El proyecto de reforma constitucional denominado de ‘equilibrio de poderes’, así como la ya larga discusión pública sobre la necesidad o conveniencia de una asamblea constituyente como cierre seguro al proceso de paz con las guerrillas, o para dar alivio a una rama judicial en serias dificultades, son una muestra más de esa tradición que nos ha acompañado desde la misma independencia, hace dos siglos, de depositar todas las esperanzas en la redacción de leyes y en cambios institucionales.

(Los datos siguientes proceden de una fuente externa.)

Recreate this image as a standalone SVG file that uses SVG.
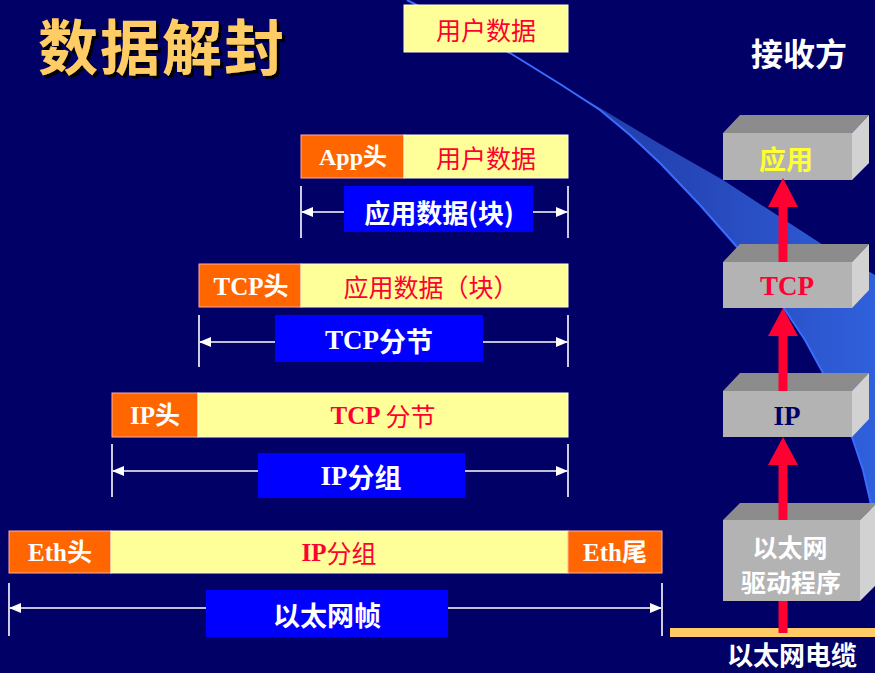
<svg xmlns="http://www.w3.org/2000/svg" width="875" height="673" viewBox="0 0 875 673">
<defs>
<linearGradient id="sw" x1="0" y1="0" x2="1" y2="0">
<stop offset="0" stop-color="#18308e"/>
<stop offset="0.6" stop-color="#2646b8"/>
<stop offset="1" stop-color="#3060dc"/>
</linearGradient>
<marker id="ah" viewBox="0 0 12 10" refX="11" refY="5" markerWidth="12" markerHeight="10" markerUnits="userSpaceOnUse" orient="auto-start-reverse">
<path d="M0,0 L12,5 L0,10 Z" fill="#ffffff"/>
</marker>
<filter id="shd" x="-5%" y="-5%" width="115%" height="130%">
<feDropShadow dx="3" dy="3" stdDeviation="0.6" flood-color="#000000" flood-opacity="1"/>
</filter>
</defs>
<style>
.cjk{font-family:"Noto Sans CJK SC","Liberation Sans",sans-serif}
.mix{font-family:"Liberation Serif","Noto Sans CJK SC",serif;font-weight:bold}
.hdr{fill:#FF6600;stroke:#FFB0A0;stroke-width:1}
.pay{fill:#FFFF99;stroke:#FFFFE0;stroke-width:1}
.lbl{fill:#0000FF}
.wt{fill:#ffffff}
.rd{fill:#FF0033}
.dim{stroke:#ffffff;stroke-width:1.6;fill:none}
.tick{stroke:#ffffff;stroke-width:1.6}
.top{fill:#8C8C8C}
.front{fill:#B3B3B3}
.side{fill:#D2D2D2}
.rarr{fill:#FF0033}
text{dominant-baseline:central;text-anchor:middle}
</style>
<rect x="0" y="0" width="875" height="673" fill="#000066"/>
<g id="swoosh">
<path d="M407,0 L460,27 L510,53 L560,84 L660,144 L723,180 L820,243 L875,275 L875,525 L870,500 L863,470 L853,440 L840,405 L823,373 L805,340 L783,307 L760,276 L737,247 L700,205 L660,163 L630,135 L600,110 L560,84 L510,53 L460,27 Z" fill="url(#sw)"/>
<path d="M407,0 L460,27 L510,53 L560,84 L600,110 L630,135 L660,163 L700,205 L737,247 L760,276 L783,307 L805,340 L823,373 L840,405 L853,440 L863,470 L870,500 L875,525" fill="none" stroke="#3a6cff" stroke-width="2"/>
</g>
<g id="title">
<text x="162" y="43" class="cjk" font-size="60" font-weight="bold" fill="#FFCC66" filter="url(#shd)" letter-spacing="2">数据解封</text>
</g>
<g id="receiver-label">
<text x="799" y="52" class="cjk" font-size="32" font-weight="bold" fill="#ffffff">接收方</text>
</g>
<g id="user-data">
<rect x="404" y="5" width="164" height="47" class="pay"/>
<text x="486" y="29" class="cjk rd" font-size="25">用户数据</text>
</g>
<g id="app-row">
<rect x="301" y="135" width="103" height="43" class="hdr"/>
<rect x="404" y="135" width="164" height="43" class="pay"/>
<text x="353" y="157" class="mix wt" font-size="24">App头</text>
<text x="486" y="157" class="cjk rd" font-size="25">用户数据</text>
</g>
<g id="tcp-row">
<rect x="199" y="264" width="102" height="43" class="hdr"/>
<rect x="301" y="264" width="267" height="43" class="pay"/>
<text x="251" y="286" class="mix wt" font-size="25">TCP头</text>
<text x="431" y="286" class="cjk rd" font-size="25">应用数据（块）</text>
</g>
<g id="ip-row">
<rect x="112" y="393" width="86" height="44" class="hdr"/>
<rect x="198" y="393" width="370" height="44" class="pay"/>
<text x="155" y="415" class="mix wt" font-size="25">IP头</text>
<text x="383" y="415" class="rd" font-size="25"><tspan class="mix">TCP </tspan><tspan class="cjk">分节</tspan></text>
</g>
<g id="eth-row">
<rect x="9" y="531" width="102" height="42" class="hdr"/>
<rect x="111" y="531" width="457" height="42" class="pay"/>
<rect x="568" y="531" width="94" height="42" class="hdr"/>
<text x="60" y="552" class="mix wt" font-size="25">Eth头</text>
<text x="339" y="552" class="rd" font-size="25"><tspan class="mix">IP</tspan><tspan class="cjk">分组</tspan></text>
<text x="615" y="552" class="mix wt" font-size="25">Eth尾</text>
</g>
<g id="connectors">
<line x1="301" y1="186" x2="301" y2="238" class="tick"/>
<line x1="568" y1="186" x2="568" y2="238" class="tick"/>
<line x1="302" y1="212" x2="567" y2="212" class="dim" marker-start="url(#ah)" marker-end="url(#ah)"/>
<line x1="199" y1="315" x2="199" y2="367" class="tick"/>
<line x1="568" y1="315" x2="568" y2="367" class="tick"/>
<line x1="200" y1="342" x2="567" y2="342" class="dim" marker-start="url(#ah)" marker-end="url(#ah)"/>
<line x1="112" y1="444" x2="112" y2="497" class="tick"/>
<line x1="568" y1="444" x2="568" y2="497" class="tick"/>
<line x1="113" y1="471" x2="567" y2="471" class="dim" marker-start="url(#ah)" marker-end="url(#ah)"/>
<line x1="9" y1="583" x2="9" y2="636" class="tick"/>
<line x1="662" y1="583" x2="662" y2="636" class="tick"/>
<line x1="10" y1="608" x2="661" y2="608" class="dim" marker-start="url(#ah)" marker-end="url(#ah)"/>
</g>
<g id="lbl-app">
<rect x="344" y="186" width="189" height="46" class="lbl"/>
<text x="439" y="211" class="cjk wt" font-size="26" font-weight="bold">应用数据(块)</text>
</g>
<g id="lbl-tcp">
<rect x="275" y="315" width="208" height="47" class="lbl"/>
<text x="379" y="340" class="wt" font-size="27"><tspan class="mix">TCP</tspan><tspan class="cjk" font-weight="bold">分节</tspan></text>
</g>
<g id="lbl-ip">
<rect x="258" y="453" width="207" height="45" class="lbl"/>
<text x="361" y="476" class="wt" font-size="27"><tspan class="mix">IP</tspan><tspan class="cjk" font-weight="bold">分组</tspan></text>
</g>
<g id="lbl-eth">
<rect x="206" y="590" width="242" height="47" class="lbl"/>
<text x="327" y="614" class="cjk wt" font-size="27" font-weight="bold">以太网帧</text>
</g>
<g id="cable">
<rect x="670" y="628" width="205" height="9" fill="#FFCC66"/>
<text x="792" y="653" class="cjk wt" font-size="26" font-weight="bold">以太网电缆</text>
</g>
<g id="box-app">
<polygon points="723,133 740,115 869,115 852,133" class="top"/>
<polygon points="852,133 869,115 869,163 852,180" class="side"/>
<rect x="723" y="133" width="129" height="47" class="front"/>
<text x="786" y="158" class="cjk" font-size="27" font-weight="bold" fill="#FFFF33">应用</text>
</g>
<g id="box-tcp">
<polygon points="723,262 740,244 869,244 852,262" class="top"/>
<polygon points="852,262 869,244 869,290 852,308" class="side"/>
<rect x="723" y="262" width="129" height="46" class="front"/>
<text x="787" y="286" class="mix" font-size="27" fill="#FF0033">TCP</text>
</g>
<g id="box-ip">
<polygon points="723,391 740,373 869,373 852,391" class="top"/>
<polygon points="852,391 869,373 869,419 852,437" class="side"/>
<rect x="723" y="391" width="129" height="46" class="front"/>
<text x="787" y="416" class="mix" font-size="27" fill="#000066">IP</text>
</g>
<g id="box-driver">
<polygon points="723,520 740,503 877,503 860,520" class="top"/>
<polygon points="860,520 877,503 877,584 860,601" class="side"/>
<rect x="723" y="520" width="137" height="81" class="front"/>
<text x="790" y="546" class="cjk wt" font-size="25" font-weight="bold">以太网</text>
<text x="791" y="581" class="cjk wt" font-size="25" font-weight="bold">驱动程序</text>
</g>
<g id="stack-arrows">
<path d="M783,178 L798,207 L787.5,207 L787.5,262 L778.5,262 L778.5,207 L768,207 Z" class="rarr"/>
<path d="M783,308 L798,336 L787.5,336 L787.5,391 L778.5,391 L778.5,336 L768,336 Z" class="rarr"/>
<path d="M783,437 L798,465 L787.5,465 L787.5,520 L778.5,520 L778.5,465 L768,465 Z" class="rarr"/>
<rect x="778.5" y="601" width="9" height="32" class="rarr"/>
</g>
</svg>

No cabe duda de que las normas que regulan el funcionamiento del Estado y la vida en sociedad son la columna básica para la convivencia de una comunidad, de una nación. Sin embargo, cuando la creación de normas acapara toda la atención de quienes conducen esa sociedad y se descuida la manera como se aplica ese cuerpo normativo en el día a día y la conducta de gobernantes y gobernados, lo único que se crea es un espejismo de bienestar futuro en medio de un malestar presente.
La Constitución de 1991 fue altamente renovadora para el país, trajo un conjunto de cambios destinados a forjar una sociedad más democrática, justa, equitativa y con mayor grado de libertad. También pretendió, y lo ha logrado en cierta medida, diseñar un aparato estatal más acorde con la época.
Sin embargo, poco a poco, como cuando un río va erosionando sus orillas, políticos de todo tipo empezaron a reformar y cambiar, casi que de manera clandestina, aquello de la constitución que no les convenía para sus propios intereses o adicionaron nuevas normas a su amaño. La mejor prueba de esto último fue la reforma constitucional que permitió la reelección presidencial y el intento de un nuevo cambio que permitiría un tercer mandato consecutivo del presidente.
Es claro que hay cambios legales y constitucionales que son muy útiles. No cabe duda. Sin embargo, si aquellos mismos que promueven las leyes, una vez en vigencia estas hacen todo lo que esté a su alcance para hacerles el quite o quebrantarlas, lo único que se va a generar es un estado esquizofrénico de cosas que sin remedio se va a reflejar en toda la sociedad.
No es gratis que estados con orden y desarrollo social, como por ejemplo los nórdicos, tengan constituciones cortas y precisas, así como cuerpos legales compactos. Por el contrario, estados en dificultades, que viven desorden y anarquía, tienen constituciones de cientos de artículos y miles y miles de leyes y decretos. Preguntémonos dónde estamos nosotros.
Por estos días, la discusión política en nuestro país se ha centrado en buena medida en la creación de un tribunal de aforados. Ha corrido mucha tinta al respecto. Y si bien el tema es delicado, pues implica definir quién juzgaría por presuntos delitos a los más altos funcionarios del Estado, también es cierto que la tensión y dificultad que genera este tema son motivadas por los intereses particulares de quienes intervienen en la discusión: gobierno, congresistas, magistrados de las cortes, fiscal y procurador. Y todos buscan sacar la mejor tajada.
Lo curioso es que en medio de tantos intereses ocultos, de tantos personalismos y verdades a medias de quienes detentan el poder público, sigue viva la ilusión de que el cambio en la constitución y la ley traerá el alivio, el orden y la felicidad. Es como un fetiche que genera adoración, una borrachera transitoria que al día siguiente tendrá que ser contrastada con el sufrimiento, desorden e infelicidad que se vive en la calle, en las ciudades, en el campo.
Las palabras no equivalen a los hechos. Son necesarias, pero no los remplazan. Necesitamos menos palabras, que sean más juiciosas, y más hechos que conscientemente procuren traer el bienestar a todos.